* start *

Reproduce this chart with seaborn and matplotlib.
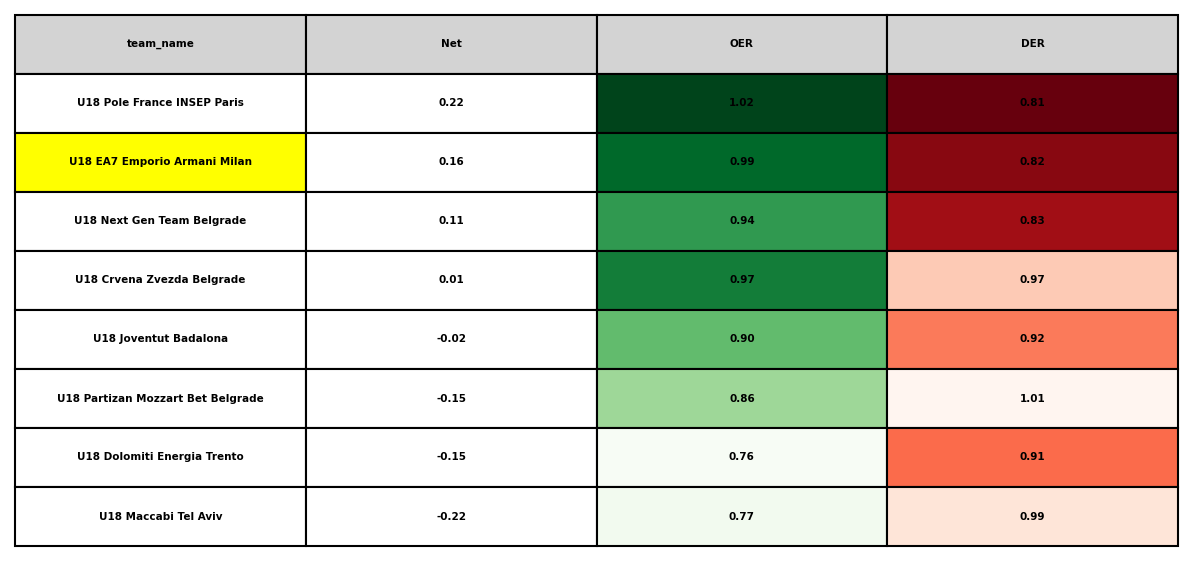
import matplotlib
matplotlib.use("Agg")
import matplotlib.pyplot as plt
import matplotlib.colors as mcolors
import seaborn as sns
import pandas as pd

# data
team_name = [
    "U18 Pole France INSEP Paris",
    "U18 EA7 Emporio Armani Milan",
    "U18 Next Gen Team Belgrade",
    "U18 Crvena Zvezda Belgrade",
    "U18 Joventut Badalona",
    "U18 Partizan Mozzart Bet Belgrade",
    "U18 Dolomiti Energia Trento",
    "U18 Maccabi Tel Aviv",
]
net = [0.22, 0.16, 0.11, 0.01, -0.02, -0.15, -0.15, -0.22]
oer = [1.02, 0.99, 0.94, 0.97, 0.902, 0.86, 0.76, 0.77]
der = [0.81, 0.824, 0.834, 0.97, 0.92, 1.01, 0.91, 0.99]
highlight_team = "U18 EA7 Emporio Armani Milan"

df = pd.DataFrame({"team_name": team_name, "Net": net, "OER": oer, "DER": der})

sns.set_theme(style="white")
plt.rcParams["font.family"] = ["DejaVu Sans"]

greens = sns.color_palette("Greens", as_cmap=True)
reds_r = sns.color_palette("Reds_r", as_cmap=True)
oer_norm = mcolors.Normalize(df["OER"].min(), df["OER"].max())
der_norm = mcolors.Normalize(df["DER"].min(), df["DER"].max())

cols = list(df.columns)
cell_text = []
cell_colours = []
for _, row in df.iterrows():
    cell_text.append([row["team_name"], f"{row['Net']:.2f}",
                      f"{row['OER']:.2f}", f"{row['DER']:.2f}"])
    name_clr = "yellow" if row["team_name"] == highlight_team else "white"
    cell_colours.append([name_clr, "white",
                         greens(oer_norm(row["OER"])),
                         reds_r(der_norm(row["DER"]))])

fig = plt.figure(figsize=(11.92, 5.61), dpi=100)
ax = fig.add_axes([15 / 1192, 15 / 561, 1163 / 1192, 531 / 561])
ax.axis("off")

tbl = ax.table(cellText=cell_text, cellColours=cell_colours,
               colLabels=cols, colColours=["lightgray"] * len(cols),
               cellLoc="center", loc="center", bbox=[0, 0, 1, 1])
tbl.auto_set_font_size(False)
for (r, c), cell in tbl.get_celld().items():
    cell.set_linewidth(1.5)
    cell.set_edgecolor("black")
    cell.get_text().set_fontsize(7.5)
    cell.get_text().set_fontweight("bold")
    cell.get_text().set_color("black")

fig.savefig("out.png", dpi=100, facecolor="white")
plt.close(fig)
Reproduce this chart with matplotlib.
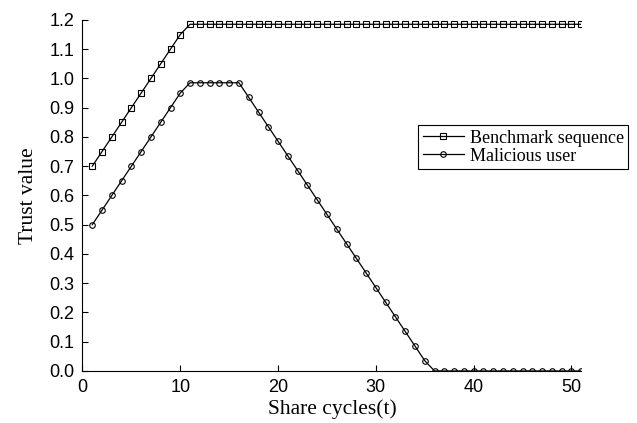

* end *

(What this task involves) Starting at the top of the listing above, reproduce each line up to and including the one with "import pandas as pd"; omit the pictures.

(Right answer)
Reproduce this chart with seaborn and matplotlib.
import matplotlib
matplotlib.use("Agg")
import matplotlib.pyplot as plt
import matplotlib.colors as mcolors
import seaborn as sns
import pandas as pd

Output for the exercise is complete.